Una distinguida pareja de la sociedad barranquillera, en un acto correccional , como lo califica su abogado, viola con un pedazo de madera a un menor, que acusan de haber violado a su hijo.
Aunque no esté plenamente demostrado que esta sea la causa de la muerte, en Medellín, un chofer de taxi endeudado la emprende contra su joven vecino a patadas y alega lo que la sociedad empieza a aceptar como razones muy poderosas: el muchacho era un pandillero, que fumaba marihuana y le hacía la vida imposible.
Hace unos meses, en la misma ciudad, otro vecino mató a un menor de un disparo porque lo estaba molestando.
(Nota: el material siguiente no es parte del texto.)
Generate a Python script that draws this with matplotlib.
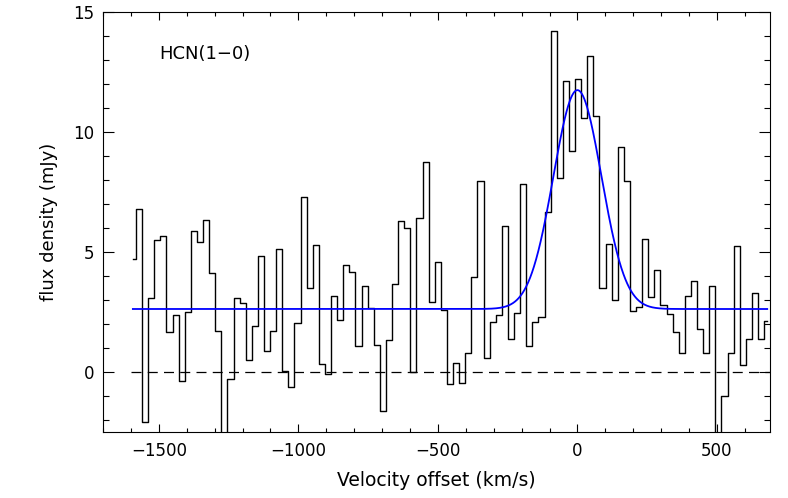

Si se le hubiera preguntado por qué, seguramente nos habría hecho llorar a todos.
En casos menos graves pero no menos sintomáticos se observa cómo cada cual aplica al castigo el rasero que le conviene: Me arrodillo y pido disculpas se autoflagela Samper al reconocer en una entrevista que no llegó a la meta global de generación de empleo.
Y hay funcionarios públicos que se dan el lujo de castigar a los periodistas, vetándolos por cuestionadores mientras premian a los que los adulan.
A los ciudadanos se les castiga a veces por la imprevisión de los funcionarios. O se concluye que como todo el mundo es culpable, nadie es culpable.
Según la propia definición y el criterio de cada quien, los castigos se autoproclaman así equitativos, compensatorios o justificables.
Lo extraño no es que en una sociedad tan individualista como la nuestra se aplique la vieja teoría del ojo por ojo y diente por diente, según la mordida o la visión del agraviado. Lo que resulta increíble es que no importe la desproporción entre el acto cometido o la omisión, comparados con la sanción; o ese cinismo amable con que los victimarios miden la responsabilidad por sus actos.